Abstract 13664: Membrane Stiffness as a Function of Plakophilin-2 Expression: Implications to Arrhythmogenic Right Ventricular Cardiomyopathy

Abstract

Mutations in PKP2 , the gene coding for the desmosomal protein Plakophilin-2 (PKP2), can lead to an inheritable cardiac disease called Arrhythmogenic Right Ventricle Cardiomyopathy (ARVC). Various studies investigated the molecular and electrical properties of cardiomyocytes (CMs) with PKP2 deficiency. However, systematic studies on the mechanical properties of PKP2-deficient CMs, and their relation to the cardiomyopathic phenotype, are lacking.
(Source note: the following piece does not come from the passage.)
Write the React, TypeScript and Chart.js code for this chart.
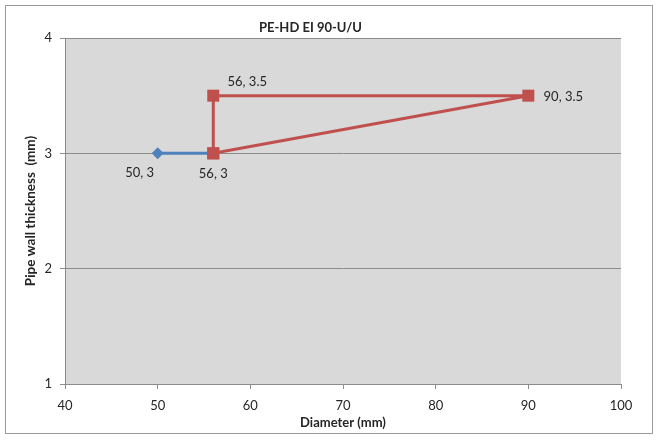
import React, { useEffect, useRef } from 'react';
import { Chart, registerables } from 'chart.js';

Chart.register(...registerables);

const chartTitle = 'PE-HD EI 90-U/U';
const xAxisTitle = 'Diameter (mm)';
const yAxisTitle = 'Pipe wall thickness  (mm)';

const xMin = 40;
const xMax = 100;
const xStep = 10;
const yMin = 1;
const yMax = 4;
const yStep = 1;

const blueX = [50, 56];
const blueY = [3, 3];
const redX = [56, 56, 90, 56];
const redY = [3, 3.5, 3.5, 3];

// which points carry a data label
const blueShowLabel = [true, false];
const redShowLabel = [true, true, true, false];

// label offsets (style only) relative to point position
const blueLabelOffset = [[-18, 19], [0, 0]];
const redLabelOffset = [[0, 20], [34, -14], [35, 1], [0, 0]];

const FONT = 'Lato, "Open Sans", "Liberation Sans", sans-serif';
const TEXT = '#262626';
const GRID = '#8c8c8c';

const frameAndLabels = {
  id: 'frameAndLabels',
  beforeDraw(chart: any) {
    const { ctx, chartArea: a, width, height } = chart;
    ctx.save();
    ctx.fillStyle = '#ffffff';
    ctx.fillRect(0, 0, width, height);
    ctx.strokeStyle = '#9a9a9a';
    ctx.lineWidth = 1;
    ctx.strokeRect(5.5, 5.5, width - 11, height - 13);
    ctx.fillStyle = '#d9d9d9';
    ctx.fillRect(a.left, a.top, a.right - a.left, a.bottom - a.top);
    ctx.restore();
  },
  afterDatasetsDraw(chart: any) {
    const { ctx } = chart;
    ctx.save();
    ctx.font = `13px ${FONT}`;
    ctx.fillStyle = TEXT;
    ctx.textAlign = 'center';
    ctx.textBaseline = 'middle';
    chart.data.datasets.forEach((ds: any, di: number) => {
      const meta = chart.getDatasetMeta(di);
      meta.data.forEach((pt: any, i: number) => {
        if (!ds.showLabel[i]) return;
        const raw = ds.data[i];
        const [dx, dy] = ds.labelOffset[i];
        ctx.fillText(`${raw.x}, ${raw.y}`, pt.x + dx, pt.y + dy);
      });
    });
    ctx.restore();
  },
};

export default function App() {
  const ref = useRef<HTMLCanvasElement | null>(null);

  useEffect(() => {
    if (!ref.current) return;
    const chart = new Chart(ref.current, {
      type: 'scatter',
      data: {
        datasets: [
          {
            data: blueX.map((x, i) => ({ x, y: blueY[i] })),
            order: 1,
            showLine: true,
            borderColor: '#4f81bd',
            backgroundColor: '#4f81bd',
            borderWidth: 3,
            pointStyle: 'rectRot',
            pointRadius: 6,
            pointBorderWidth: 0,
            showLabel: blueShowLabel,
            labelOffset: blueLabelOffset,
          } as any,
          {
            data: redX.map((x, i) => ({ x, y: redY[i] })),
            order: 0,
            showLine: true,
            borderColor: '#c0504d',
            backgroundColor: '#c0504d',
            borderWidth: 3,
            pointStyle: 'rect',
            pointRadius: 8.5,
            pointBorderWidth: 0,
            showLabel: redShowLabel,
            labelOffset: redLabelOffset,
          } as any,
        ],
      },
      options: {
        animation: false,
        responsive: false,
        layout: { padding: { top: 12, right: 37, bottom: 0, left: 0 } },
        plugins: {
          legend: { display: false },
          tooltip: { enabled: false },
          title: {
            display: true,
            text: chartTitle,
            color: TEXT,
            font: { family: FONT, size: 13, weight: 'bold' },
            padding: { top: 8, bottom: 2.4 },
          },
        },
        scales: {
          x: {
            type: 'linear',
            min: xMin,
            max: xMax,
            ticks: { stepSize: xStep, color: TEXT, font: { family: FONT, size: 13 }, padding: 9 },
            grid: { drawOnChartArea: false, drawTicks: true, tickLength: 5, color: GRID },
            border: { display: true, color: GRID, width: 1 },
            title: {
              display: true,
              text: xAxisTitle,
              color: TEXT,
              font: { family: FONT, size: 13, weight: 'bold' },
              padding: { top: 0, bottom: 10.2 },
            },
            afterFit(scale: any) {
              scale.height = 57;
            },
          },
          y: {
            type: 'linear',
            min: yMin,
            max: yMax,
            ticks: { stepSize: yStep, color: TEXT, font: { family: FONT, size: 13 }, padding: 8 },
            grid: { drawOnChartArea: true, drawTicks: true, tickLength: 5, color: GRID },
            border: { display: true, color: GRID, width: 1 },
            title: {
              display: true,
              text: yAxisTitle,
              color: TEXT,
              font: { family: FONT, size: 13.5, weight: 'bold' },
              padding: { top: 23, bottom: 0 },
            },
            afterFit(scale: any) {
              scale.width = 65;
            },
          },
        },
      } as any,
      plugins: [frameAndLabels],
    });
    return () => chart.destroy();
  }, []);

  return (
    <div style={{ position: 'absolute', left: 0, top: 0, width: 658, height: 441 }}>
      <canvas ref={ref} width={658} height={441} style={{ display: 'block' }} />
    </div>
  );
}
We studied the relation between PKP2 expression, membrane transverse Young’s modulus (tYM; a surrogate measure of membrane stiffness), and their correlation with tubulin expression and with substrate stiffness. Left and right ventricular (LV, RV) CMs were isolated from murine hearts control (ctrl), or with a cardiomyocyte-specific, tamoxifen-activated knockout of PKP2 (PKP2cKO). Three time points were studied: 14, 15 and 21 days post-tamoxifen injection (dpi). The phenotypes at these time points correspond to three disease stages: concealed, arrhythmogenic and cardiomyopathy of RV predominance, respectively. tYM was evaluated by mechanoSICM. Tubulin was visualized by confocal microscopy. tYM in LV myocytes from control hearts showed a tendency toward higher values when compared to RV myocytes (LV 2.9±0.2 kPa vs RV 2.6±0.2 kPa, n=53-59). At 14 dpi, LV and RV PKP2cKO CMs were softer than ctrl (LV 2.1±0.1 kPa, RV 2.1±0.1 kPa vs ctrl, n=30-59). The trend reversed a day later and by 21 dpi there was a clear increase in tYM, particularly in PKP2cKO RV myocytes (LV 4.5±0.3 kPa, RV 4.8±0.6 kPa vs ctrl, n=44-59). Z-groove index, a parameter of membrane organization, decreased in PKP2cKO CMs. Increased tYM at 21 dpi corresponded to upregulation of α-tubulin and particularly, acetylated tubulin, which was reduced at 14dpi but went up in 21dpi. We also observed an inverse correlation between membrane tYM, and substrate stiffness. We conclude that loss of PKP2 expression affects, in a disease stage-specific manner, CM mechanical properties and the MT network organization. Whether these effects are correlative or one is consequence of the other, remains to be determined. We speculate that changes in membrane mechanics at the single cell level are a component of mechanical dysfunction in hearts affected with ARVC.